**Job:** Print, exactly and with both ends included, the lines below that run from the one containing "Give me the Plotly source for this chart." to the one containing "412, 408, 386]". Pictures are omitted.

**Available data:**
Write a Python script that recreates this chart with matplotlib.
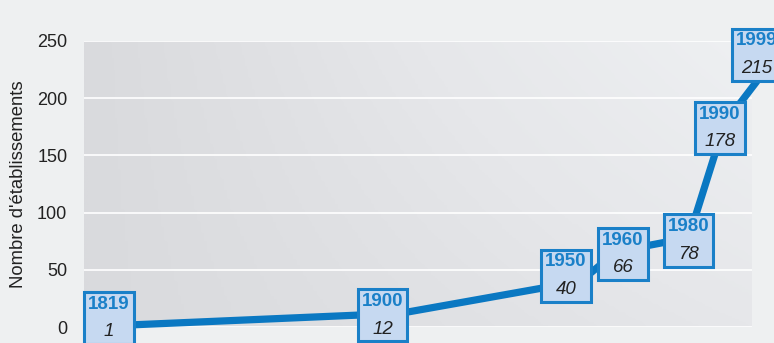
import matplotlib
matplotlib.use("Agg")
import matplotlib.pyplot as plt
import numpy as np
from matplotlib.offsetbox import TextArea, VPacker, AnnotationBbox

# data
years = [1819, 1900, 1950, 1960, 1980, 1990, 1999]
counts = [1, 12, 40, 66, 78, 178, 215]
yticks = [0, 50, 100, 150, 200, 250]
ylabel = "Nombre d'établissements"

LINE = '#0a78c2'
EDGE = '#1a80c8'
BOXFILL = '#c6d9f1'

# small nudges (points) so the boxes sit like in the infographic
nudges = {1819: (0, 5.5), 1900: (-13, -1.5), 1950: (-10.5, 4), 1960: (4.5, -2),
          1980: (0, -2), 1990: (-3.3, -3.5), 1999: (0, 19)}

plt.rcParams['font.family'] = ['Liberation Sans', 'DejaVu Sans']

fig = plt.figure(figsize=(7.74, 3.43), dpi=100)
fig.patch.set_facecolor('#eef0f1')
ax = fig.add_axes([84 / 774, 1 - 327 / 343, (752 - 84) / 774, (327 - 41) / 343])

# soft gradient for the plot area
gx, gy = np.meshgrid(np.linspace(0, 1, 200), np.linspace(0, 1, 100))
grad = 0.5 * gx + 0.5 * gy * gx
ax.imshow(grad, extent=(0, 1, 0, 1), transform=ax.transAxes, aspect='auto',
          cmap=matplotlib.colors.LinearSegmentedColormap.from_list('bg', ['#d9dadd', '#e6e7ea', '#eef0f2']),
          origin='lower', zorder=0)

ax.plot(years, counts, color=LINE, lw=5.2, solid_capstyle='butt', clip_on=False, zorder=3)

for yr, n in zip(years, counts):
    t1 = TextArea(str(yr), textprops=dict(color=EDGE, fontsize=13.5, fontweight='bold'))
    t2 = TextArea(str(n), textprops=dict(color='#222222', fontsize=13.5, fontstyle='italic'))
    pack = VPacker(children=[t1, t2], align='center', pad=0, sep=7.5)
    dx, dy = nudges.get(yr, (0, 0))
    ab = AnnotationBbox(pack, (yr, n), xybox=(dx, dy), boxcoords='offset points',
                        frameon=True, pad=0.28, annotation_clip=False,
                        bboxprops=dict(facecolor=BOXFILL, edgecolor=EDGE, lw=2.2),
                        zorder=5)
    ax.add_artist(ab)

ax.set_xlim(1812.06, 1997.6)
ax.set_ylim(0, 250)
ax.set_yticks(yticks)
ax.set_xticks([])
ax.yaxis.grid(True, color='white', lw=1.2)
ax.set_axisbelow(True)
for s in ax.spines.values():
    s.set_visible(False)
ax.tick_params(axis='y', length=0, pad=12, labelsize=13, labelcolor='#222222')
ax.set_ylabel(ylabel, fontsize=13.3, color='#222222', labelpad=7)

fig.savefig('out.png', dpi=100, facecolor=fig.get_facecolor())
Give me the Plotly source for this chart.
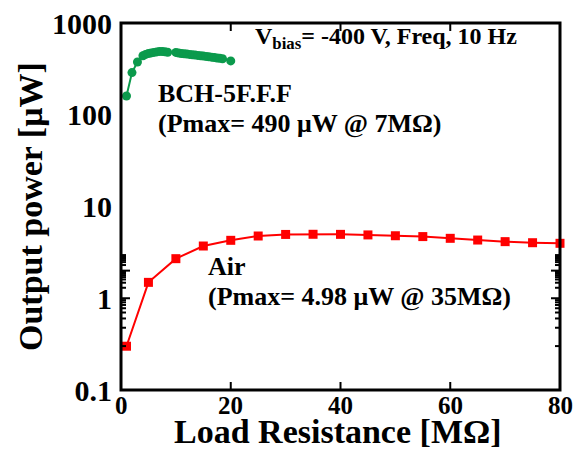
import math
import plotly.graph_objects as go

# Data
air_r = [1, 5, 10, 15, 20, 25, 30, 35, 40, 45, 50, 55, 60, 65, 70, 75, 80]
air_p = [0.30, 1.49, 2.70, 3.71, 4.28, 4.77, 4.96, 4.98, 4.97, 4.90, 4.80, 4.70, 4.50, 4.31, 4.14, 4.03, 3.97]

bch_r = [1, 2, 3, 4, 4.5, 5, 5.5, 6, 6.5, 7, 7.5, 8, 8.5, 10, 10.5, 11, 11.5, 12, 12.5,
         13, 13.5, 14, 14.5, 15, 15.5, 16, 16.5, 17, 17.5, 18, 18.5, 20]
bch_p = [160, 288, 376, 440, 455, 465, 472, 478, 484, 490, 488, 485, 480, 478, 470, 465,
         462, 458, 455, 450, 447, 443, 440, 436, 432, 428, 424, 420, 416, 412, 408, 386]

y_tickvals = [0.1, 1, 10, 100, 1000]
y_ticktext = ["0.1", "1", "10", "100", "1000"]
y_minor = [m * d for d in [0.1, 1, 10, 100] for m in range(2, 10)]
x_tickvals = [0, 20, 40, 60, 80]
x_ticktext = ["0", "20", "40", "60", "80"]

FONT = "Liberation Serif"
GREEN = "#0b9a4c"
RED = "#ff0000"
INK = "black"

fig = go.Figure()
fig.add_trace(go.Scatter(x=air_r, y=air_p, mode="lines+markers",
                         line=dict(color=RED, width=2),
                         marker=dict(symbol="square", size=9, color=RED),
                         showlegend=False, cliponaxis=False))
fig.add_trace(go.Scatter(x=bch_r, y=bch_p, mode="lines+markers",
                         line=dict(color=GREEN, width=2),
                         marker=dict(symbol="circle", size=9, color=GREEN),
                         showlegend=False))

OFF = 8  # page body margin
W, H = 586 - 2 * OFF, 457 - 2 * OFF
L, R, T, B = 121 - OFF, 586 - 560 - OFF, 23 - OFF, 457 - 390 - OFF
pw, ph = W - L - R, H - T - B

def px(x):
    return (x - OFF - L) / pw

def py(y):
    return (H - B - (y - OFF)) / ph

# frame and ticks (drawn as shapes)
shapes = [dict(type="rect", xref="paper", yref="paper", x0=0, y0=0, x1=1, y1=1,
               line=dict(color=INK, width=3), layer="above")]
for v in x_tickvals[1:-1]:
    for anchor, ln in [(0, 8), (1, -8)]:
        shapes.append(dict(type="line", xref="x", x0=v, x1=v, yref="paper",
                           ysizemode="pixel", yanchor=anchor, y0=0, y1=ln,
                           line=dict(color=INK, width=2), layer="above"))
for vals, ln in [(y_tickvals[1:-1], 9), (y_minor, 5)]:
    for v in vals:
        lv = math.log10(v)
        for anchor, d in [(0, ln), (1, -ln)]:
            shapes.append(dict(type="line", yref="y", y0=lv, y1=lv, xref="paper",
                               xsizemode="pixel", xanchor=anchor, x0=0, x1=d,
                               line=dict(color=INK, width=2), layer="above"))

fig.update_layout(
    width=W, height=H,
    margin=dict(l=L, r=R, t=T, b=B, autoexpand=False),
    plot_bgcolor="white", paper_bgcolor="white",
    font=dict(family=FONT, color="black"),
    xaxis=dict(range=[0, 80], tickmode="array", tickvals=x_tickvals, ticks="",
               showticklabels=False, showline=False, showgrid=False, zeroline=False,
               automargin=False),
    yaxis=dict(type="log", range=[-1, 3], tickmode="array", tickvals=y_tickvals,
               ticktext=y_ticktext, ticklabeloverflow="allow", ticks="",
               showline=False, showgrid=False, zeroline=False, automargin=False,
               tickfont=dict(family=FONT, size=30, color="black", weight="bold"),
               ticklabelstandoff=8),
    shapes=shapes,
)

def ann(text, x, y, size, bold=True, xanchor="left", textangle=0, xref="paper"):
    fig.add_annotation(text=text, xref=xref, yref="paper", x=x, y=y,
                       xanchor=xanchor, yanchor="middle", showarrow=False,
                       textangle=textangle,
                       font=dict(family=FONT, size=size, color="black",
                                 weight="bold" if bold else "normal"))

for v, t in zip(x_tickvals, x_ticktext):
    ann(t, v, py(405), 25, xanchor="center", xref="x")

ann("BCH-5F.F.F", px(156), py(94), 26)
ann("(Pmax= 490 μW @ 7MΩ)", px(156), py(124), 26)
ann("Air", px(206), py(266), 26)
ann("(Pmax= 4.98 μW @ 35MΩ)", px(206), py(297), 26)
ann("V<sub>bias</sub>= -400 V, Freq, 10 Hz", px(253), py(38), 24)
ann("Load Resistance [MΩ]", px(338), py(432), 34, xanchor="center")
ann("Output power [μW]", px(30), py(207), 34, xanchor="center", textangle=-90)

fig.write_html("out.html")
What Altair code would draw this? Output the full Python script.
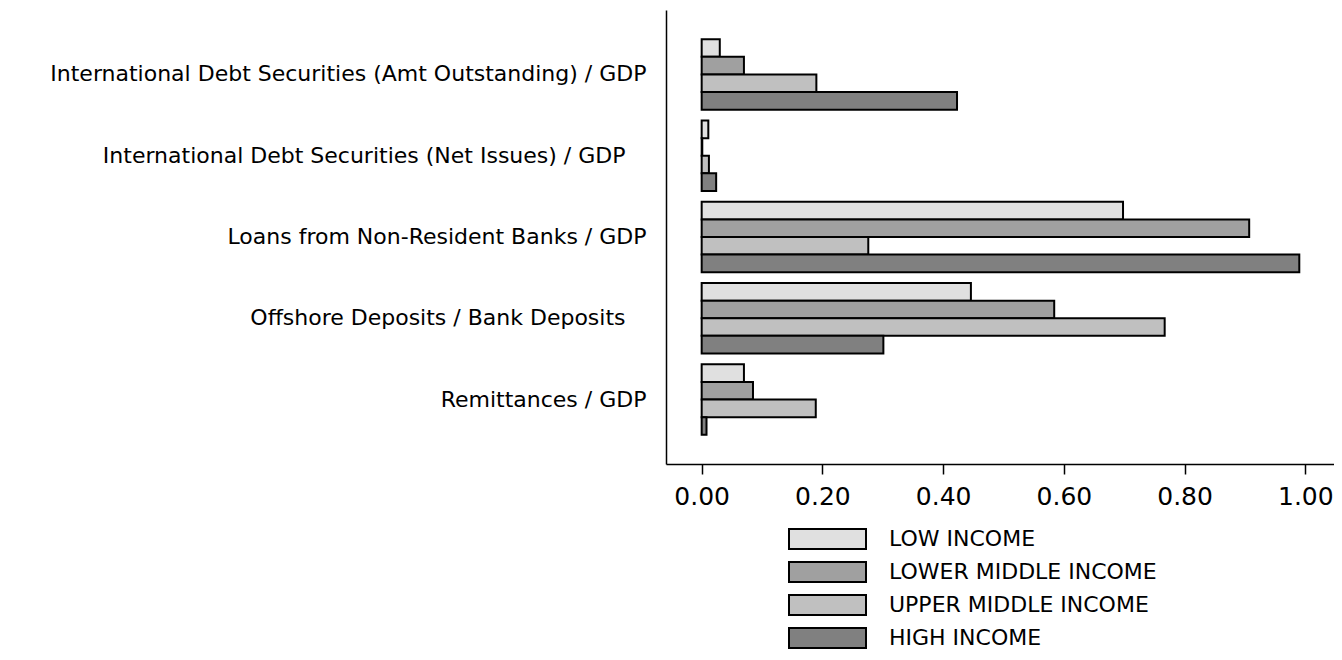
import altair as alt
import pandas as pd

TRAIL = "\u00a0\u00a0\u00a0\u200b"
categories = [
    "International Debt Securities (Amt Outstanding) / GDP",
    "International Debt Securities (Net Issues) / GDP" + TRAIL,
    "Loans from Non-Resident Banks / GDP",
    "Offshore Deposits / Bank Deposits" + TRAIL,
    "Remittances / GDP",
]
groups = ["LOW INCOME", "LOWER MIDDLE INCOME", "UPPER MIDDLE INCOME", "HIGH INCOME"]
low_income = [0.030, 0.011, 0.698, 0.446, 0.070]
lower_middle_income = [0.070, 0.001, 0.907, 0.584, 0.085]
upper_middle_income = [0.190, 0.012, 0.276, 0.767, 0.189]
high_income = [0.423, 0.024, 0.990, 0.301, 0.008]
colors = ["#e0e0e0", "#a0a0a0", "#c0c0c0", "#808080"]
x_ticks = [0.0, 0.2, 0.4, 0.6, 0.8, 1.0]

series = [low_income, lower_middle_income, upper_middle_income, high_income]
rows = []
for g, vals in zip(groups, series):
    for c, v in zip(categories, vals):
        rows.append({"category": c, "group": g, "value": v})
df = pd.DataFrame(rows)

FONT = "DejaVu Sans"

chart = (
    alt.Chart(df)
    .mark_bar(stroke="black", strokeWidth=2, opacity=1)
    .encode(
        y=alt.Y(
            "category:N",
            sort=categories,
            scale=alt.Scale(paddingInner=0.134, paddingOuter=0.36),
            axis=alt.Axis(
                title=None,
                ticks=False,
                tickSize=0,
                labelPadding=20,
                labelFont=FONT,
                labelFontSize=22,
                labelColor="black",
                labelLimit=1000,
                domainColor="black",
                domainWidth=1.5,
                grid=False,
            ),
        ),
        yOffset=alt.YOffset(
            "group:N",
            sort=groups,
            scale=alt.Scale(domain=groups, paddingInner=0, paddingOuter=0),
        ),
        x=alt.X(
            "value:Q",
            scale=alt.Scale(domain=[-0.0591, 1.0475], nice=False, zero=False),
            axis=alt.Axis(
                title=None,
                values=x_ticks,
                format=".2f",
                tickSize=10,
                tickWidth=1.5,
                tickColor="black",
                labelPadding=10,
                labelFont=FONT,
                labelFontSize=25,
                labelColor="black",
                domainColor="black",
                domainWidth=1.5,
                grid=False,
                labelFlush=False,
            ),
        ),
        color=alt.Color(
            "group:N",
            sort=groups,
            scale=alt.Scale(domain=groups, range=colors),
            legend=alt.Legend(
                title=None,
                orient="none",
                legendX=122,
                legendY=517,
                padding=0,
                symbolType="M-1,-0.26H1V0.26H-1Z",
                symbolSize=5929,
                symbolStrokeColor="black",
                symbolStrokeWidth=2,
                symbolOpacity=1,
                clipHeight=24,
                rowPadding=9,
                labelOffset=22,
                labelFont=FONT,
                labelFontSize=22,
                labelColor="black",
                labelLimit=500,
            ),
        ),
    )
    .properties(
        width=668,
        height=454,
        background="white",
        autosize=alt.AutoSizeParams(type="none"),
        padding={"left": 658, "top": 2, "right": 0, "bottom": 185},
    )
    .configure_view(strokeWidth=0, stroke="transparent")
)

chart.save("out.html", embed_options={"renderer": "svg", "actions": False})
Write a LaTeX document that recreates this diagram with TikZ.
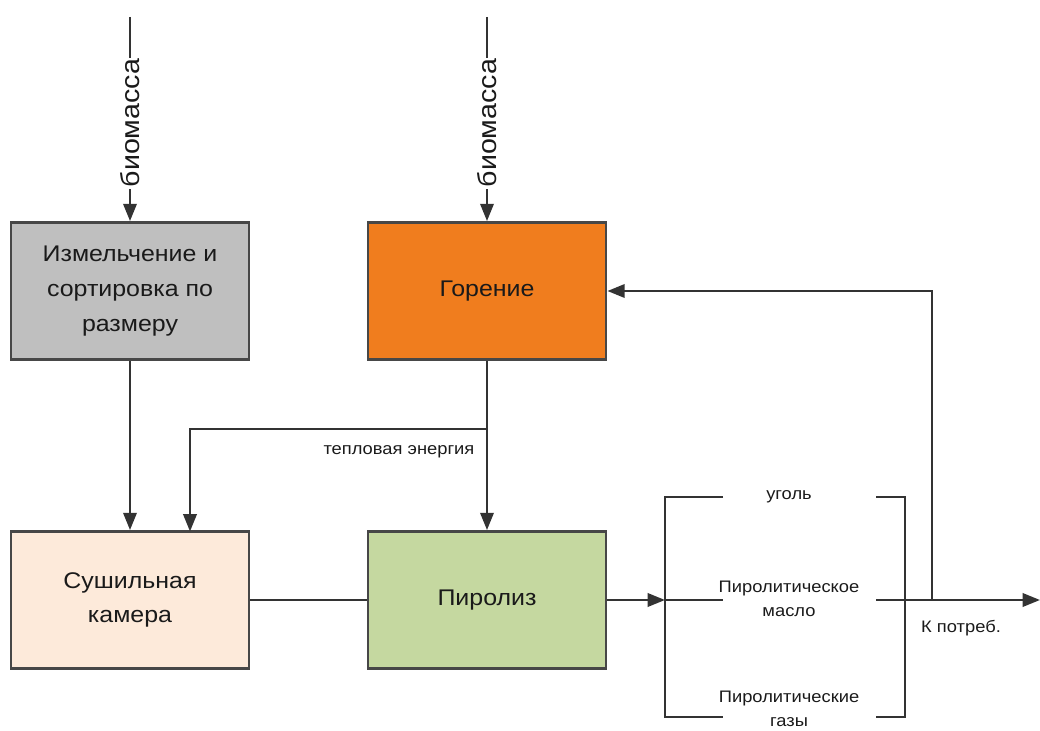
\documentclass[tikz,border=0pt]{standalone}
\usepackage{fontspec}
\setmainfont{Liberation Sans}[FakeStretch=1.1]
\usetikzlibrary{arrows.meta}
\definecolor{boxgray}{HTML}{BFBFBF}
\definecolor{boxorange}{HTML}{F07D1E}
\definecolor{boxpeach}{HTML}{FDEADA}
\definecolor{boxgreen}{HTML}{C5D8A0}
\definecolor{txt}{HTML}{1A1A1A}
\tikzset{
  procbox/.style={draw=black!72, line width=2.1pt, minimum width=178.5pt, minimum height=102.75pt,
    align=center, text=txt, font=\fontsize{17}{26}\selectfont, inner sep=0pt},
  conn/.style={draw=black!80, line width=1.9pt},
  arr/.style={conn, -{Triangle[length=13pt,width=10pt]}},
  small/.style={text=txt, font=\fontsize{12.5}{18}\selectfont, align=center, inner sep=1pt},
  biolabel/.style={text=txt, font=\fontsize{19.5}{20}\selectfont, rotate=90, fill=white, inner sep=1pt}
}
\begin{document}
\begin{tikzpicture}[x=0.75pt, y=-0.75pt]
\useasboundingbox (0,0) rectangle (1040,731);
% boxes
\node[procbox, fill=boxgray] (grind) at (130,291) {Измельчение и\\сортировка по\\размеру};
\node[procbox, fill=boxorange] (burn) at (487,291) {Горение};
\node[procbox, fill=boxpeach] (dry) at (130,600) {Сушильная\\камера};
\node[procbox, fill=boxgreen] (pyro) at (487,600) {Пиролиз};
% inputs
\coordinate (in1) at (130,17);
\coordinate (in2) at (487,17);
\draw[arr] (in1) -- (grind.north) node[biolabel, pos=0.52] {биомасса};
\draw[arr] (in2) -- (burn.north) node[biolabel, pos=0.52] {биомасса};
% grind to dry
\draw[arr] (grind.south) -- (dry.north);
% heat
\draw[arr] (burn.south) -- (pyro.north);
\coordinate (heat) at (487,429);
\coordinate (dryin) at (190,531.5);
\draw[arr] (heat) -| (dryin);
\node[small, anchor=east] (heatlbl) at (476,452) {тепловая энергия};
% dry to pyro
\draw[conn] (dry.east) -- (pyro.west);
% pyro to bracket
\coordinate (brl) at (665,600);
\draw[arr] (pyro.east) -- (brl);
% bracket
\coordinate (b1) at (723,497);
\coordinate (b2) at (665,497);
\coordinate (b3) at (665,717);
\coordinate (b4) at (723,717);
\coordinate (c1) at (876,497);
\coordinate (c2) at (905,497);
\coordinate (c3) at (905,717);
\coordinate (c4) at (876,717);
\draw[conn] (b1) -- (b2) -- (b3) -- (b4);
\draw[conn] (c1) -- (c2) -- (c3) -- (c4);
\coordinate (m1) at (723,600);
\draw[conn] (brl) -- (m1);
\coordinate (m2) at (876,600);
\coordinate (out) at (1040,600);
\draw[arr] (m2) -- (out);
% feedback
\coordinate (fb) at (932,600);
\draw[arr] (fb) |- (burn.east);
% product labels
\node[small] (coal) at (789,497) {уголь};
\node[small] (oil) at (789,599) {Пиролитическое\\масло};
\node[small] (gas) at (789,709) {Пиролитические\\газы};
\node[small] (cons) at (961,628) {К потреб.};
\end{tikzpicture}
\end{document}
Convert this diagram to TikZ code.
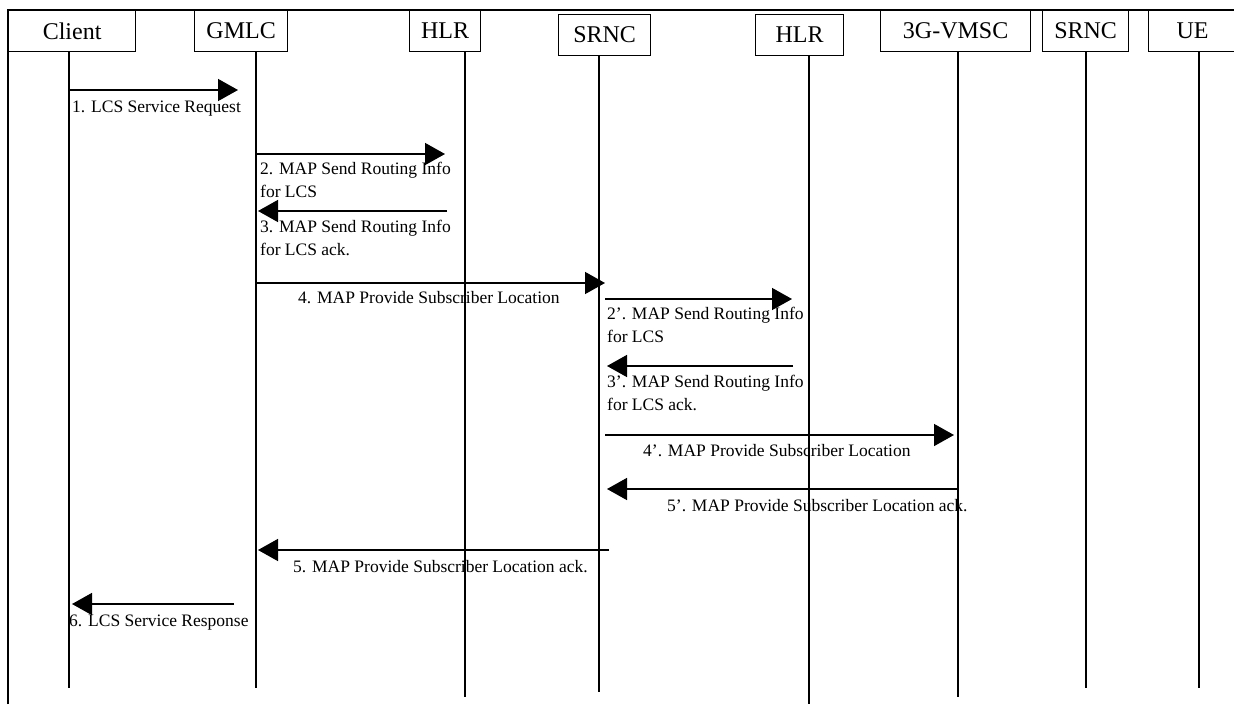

**Finished task:**
Give me the Plotly source for this chart.
import math
import plotly.graph_objects as go

# Data
air_r = [1, 5, 10, 15, 20, 25, 30, 35, 40, 45, 50, 55, 60, 65, 70, 75, 80]
air_p = [0.30, 1.49, 2.70, 3.71, 4.28, 4.77, 4.96, 4.98, 4.97, 4.90, 4.80, 4.70, 4.50, 4.31, 4.14, 4.03, 3.97]

bch_r = [1, 2, 3, 4, 4.5, 5, 5.5, 6, 6.5, 7, 7.5, 8, 8.5, 10, 10.5, 11, 11.5, 12, 12.5,
         13, 13.5, 14, 14.5, 15, 15.5, 16, 16.5, 17, 17.5, 18, 18.5, 20]
bch_p = [160, 288, 376, 440, 455, 465, 472, 478, 484, 490, 488, 485, 480, 478, 470, 465,
         462, 458, 455, 450, 447, 443, 440, 436, 432, 428, 424, 420, 416, 412, 408, 386]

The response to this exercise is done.